Por un lado Carthago se había recuperado, gracias a la dominación de la Península Ibérica por parte del clan Bárcida, de la gravísima crisis sufrida tras su derrota contra Roma. En 218 a.C., año de la caída de Sagunto, Aníbal ya había consolidado el poder carthaginés en gran parte de Iberia, con incursiones que llegaron incluso a la actual Salamanca, lo que colocó a los carthagineses, ya fuera por política de pactos o por directa dominación militar, en posesión de la Península y permitiendo la rápida recuperación económica de la urbe púnica.

Por el otro lado, Roma, aprovechando la grave crisis carthaginesa tras la Primera Guerra Púnica, se apropió entre los años 236 y 231 a.C. de las islas de Córcega y Cerdeña, lo que sumados a Sicilia, arrebatada a los carthagineses, supusieron sus tres primeros territorios fuera de la península italiana. Olvidando un poco a los púnicos, Roma centró su política exterior en el norte de Italia y en el Mar Adriático. En las faldas de los Alpes libraría varias guerras, algunas muy cruentas contra las tribus galas que allí habitaban y entre los años 229 y 219 a.C. se enfrentarían a los ilirios, pueblo del Adriático que interfería en las relaciones comerciales entre Roma y Grecia. Estos enfrentamientos continuos y la clara recuperación carthaginesa en Hispania, llevaron a Roma a firmar en el 226 a.C. el Tratado del Ebro con Asdrúbal. Fijando el límite norte de la expansión carthaginesa en dicho río, con lo que Roma, probablemente, sólo buscara guardarse las espaldas mientras resolvía sus problemas con galos e ilirios.

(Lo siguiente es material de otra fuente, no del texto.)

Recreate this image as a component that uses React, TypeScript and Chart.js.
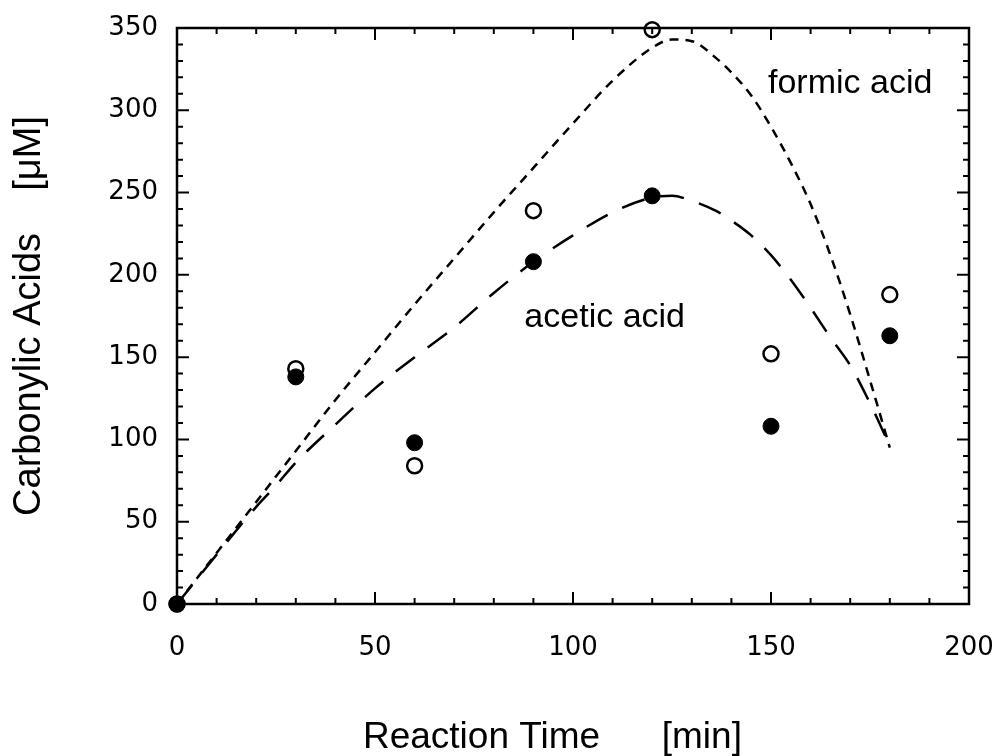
import React, { useEffect, useRef } from "react";
import { Chart, registerables } from "chart.js";

Chart.register(...registerables);

// Measured samples (reaction time in min)
const sampleTimes = [0, 30, 60, 90, 120, 150, 180];
const formicMeasured = [0, 143, 84, 239, 349, 152, 188];
const aceticMeasured = [0, 138, 98, 208, 248, 108, 163];

// Fitted (dashed) curves
const formicFitTimes = [0, 10, 20, 30, 40, 50, 60, 70, 80, 90, 100, 110, 120, 125, 130, 136, 140, 145, 150, 155, 160, 165, 170, 175, 180];
const formicFitValues = [0, 31, 62, 93, 124, 153, 182, 210, 238, 265, 292, 318, 338, 343, 342, 332, 323, 309, 290, 268, 243, 212, 176, 136, 95];
const aceticFitTimes = [0, 10, 20, 25, 30, 40, 50, 60, 70, 80, 90, 100, 110, 120, 125, 130, 136, 140, 145, 150, 155, 160, 165, 170, 175, 180];
const aceticFitValues = [0, 30, 59, 72, 86, 109, 131, 150, 168, 189, 208, 224, 238, 247, 248, 245, 239, 233, 224, 212, 197, 180, 162, 145, 122, 96];

// Axis ranges / ticks
const xRange = [0, 200];
const yRange = [0, 350];
const majorStep = 50;
const minorStep = 10;

// Curve labels
const curveLabels = ["formic acid", "acetic acid"];
const curveLabelTimes = [170, 108];
const curveLabelValues = [316, 174];

const toPoints = (xs: number[], ys: number[]) => xs.map((x, i) => ({ x, y: ys[i] }));

const framePlugin = {
  id: "frameTicks",
  afterDatasetsDraw(chart: any) {
    const { ctx, chartArea, scales } = chart;
    const { left, right, top, bottom } = chartArea;
    const xs = scales.x;
    const ys = scales.y;
    ctx.save();
    ctx.strokeStyle = "#000";
    ctx.lineCap = "butt";
    ctx.lineWidth = 2.5;
    ctx.strokeRect(left, top, right - left, bottom - top);
    ctx.lineWidth = 2;
    ctx.beginPath();
    for (let v = xRange[0]; v <= xRange[1]; v += minorStep) {
      const px = xs.getPixelForValue(v);
      const len = v % majorStep === 0 ? 12 : 6;
      ctx.moveTo(px, bottom);
      ctx.lineTo(px, bottom - len);
      ctx.moveTo(px, top);
      ctx.lineTo(px, top + len);
    }
    for (let v = yRange[0]; v <= yRange[1]; v += minorStep) {
      const py = ys.getPixelForValue(v);
      const len = v % majorStep === 0 ? 12 : 6;
      ctx.moveTo(left, py);
      ctx.lineTo(left + len, py);
      ctx.moveTo(right, py);
      ctx.lineTo(right - len, py);
    }
    ctx.stroke();

    ctx.fillStyle = "#000";
    ctx.font = '34px "Liberation Sans", Arial, sans-serif';
    ctx.textAlign = "center";
    ctx.textBaseline = "middle";
    curveLabels.forEach((t, i) => {
      ctx.fillText(t, xs.getPixelForValue(curveLabelTimes[i]), ys.getPixelForValue(curveLabelValues[i]));
    });
    ctx.restore();
  },
};

export default function App() {
  const canvasRef = useRef<HTMLCanvasElement | null>(null);

  useEffect(() => {
    const canvas = canvasRef.current;
    if (!canvas) return;
    const chart = new Chart(canvas, {
      type: "scatter",
      data: {
        datasets: [
          {
            label: "acetic acid (measured)",
            data: toPoints(sampleTimes, aceticMeasured),
            showLine: false,
            pointRadius: 8,
            pointBorderWidth: 1,
            pointBackgroundColor: "#000",
            pointBorderColor: "#000",
            order: 0,
            clip: false,
          },
          {
            label: "formic acid (measured)",
            data: toPoints(sampleTimes, formicMeasured),
            showLine: false,
            pointRadius: 7.5,
            pointBorderWidth: 2.5,
            pointBackgroundColor: "rgba(255,255,255,0)",
            pointBorderColor: "#000",
            order: 1,
            clip: false,
          },
          {
            label: "formic acid (fit)",
            data: toPoints(formicFitTimes, formicFitValues),
            showLine: true,
            pointRadius: 0,
            borderColor: "#000",
            borderWidth: 2.5,
            borderDash: [9, 7],
            cubicInterpolationMode: "monotone",
            order: 2,
            clip: false,
          },
          {
            label: "acetic acid (fit)",
            data: toPoints(aceticFitTimes, aceticFitValues),
            showLine: true,
            pointRadius: 0,
            borderColor: "#000",
            borderWidth: 2.5,
            borderDash: [24, 16],
            cubicInterpolationMode: "monotone",
            order: 3,
            clip: false,
          },
        ] as any,
      },
      options: {
        responsive: false,
        animation: false,
        layout: { padding: { top: 28, right: 26, left: 0, bottom: 0 } },
        plugins: {
          legend: { display: false },
          tooltip: { enabled: false },
        },
        scales: {
          x: {
            type: "linear",
            position: "bottom",
            min: xRange[0],
            max: xRange[1],
            afterFit: (s: any) => {
              s.height = 152;
            },
            grid: { display: false, drawTicks: true, tickLength: 29 },
            border: { display: false },
            ticks: {
              stepSize: majorStep,
              padding: 0,
              color: "#000",
              font: { family: '"DejaVu Sans", sans-serif', size: 26 },
            },
            title: {
              display: true,
              text: "Reaction Time      [min]    ",
              color: "#000",
              font: { family: '"Liberation Sans", Arial, sans-serif', size: 37 },
              padding: { top: 0, bottom: -4 },
            },
          },
          y: {
            type: "linear",
            position: "left",
            min: yRange[0],
            max: yRange[1],
            afterFit: (s: any) => {
              s.width = 177;
            },
            grid: { display: false, drawTicks: true, tickLength: 19 },
            border: { display: false },
            ticks: {
              stepSize: majorStep,
              padding: 0,
              color: "#000",
              font: { family: '"DejaVu Sans", sans-serif', size: 26 },
            },
            title: {
              display: true,
              text: "Carbonylic Acids    [μM]",
              color: "#000",
              font: { family: '"Liberation Sans", Arial, sans-serif', size: 38 },
              padding: { top: 7, bottom: 0 },
            },
          },
        },
      } as any,
      plugins: [framePlugin],
    });
    return () => chart.destroy();
  }, []);

  return (
    <div style={{ position: "absolute", left: 0, top: 0, width: 995, height: 756, background: "#fff" }}>
      <canvas ref={canvasRef} width={995} height={756} style={{ display: "block" }} />
    </div>
  );
}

Este es el contexto geopolítico que ambos contendientes vivieron antes del estallido de la guerra. Entre tanto, la capital carthaginesa en Hispania, Qart-Hadast, iniciaba la que sería una época de gran florecimiento. Elegida en el 237 a.C. por Asdrúbal como capital carthaginesa, la ciudad fue construida sobre un asentamiento ibero-fenicio que las fuentes llaman Mastia y del que, por desgracia, apenas quedan evidencias arqueológicas. La elección del asentamiento es clara: su mayor cercanía a Carthago con respecto a Gades (Cádiz) y la posesión de un puerto natural de similares condiciones, daban clara ventaja a la ciudad del Mediterráneo frente a la del Atlántico, a lo que hay que sumar la cercanía de sus minas y una posición más centrada de cara a la dominación del interior peninsular. Pero será tras su caída en el 209 a.C. en manos romanas, cuando la ciudad se convierta en la capital romana de Hispania, aún antes de que finalizara la guerra. Publio Cornelio Escipión supo ver la ventajas que tal asentamiento ofrecía y Carthago-Nova (de donde deriva nuestro actual “Cartagena”) tras menos de treinta años de dominación carthaginesa, iniciaría sus casi cinco siglos de Historia Romana, desfilando por ella casi todos los grandes hombres que esta ciudad ofreció: Cayo Mario, Cneo Pompeyo “el Grande”, Cayo Julio Cesar o el Emperador Galva, llegando a dirigir, ya en el Bajo Imperio, una provincia cuyas fronteras llegaban hasta la cuenca del Río Duero.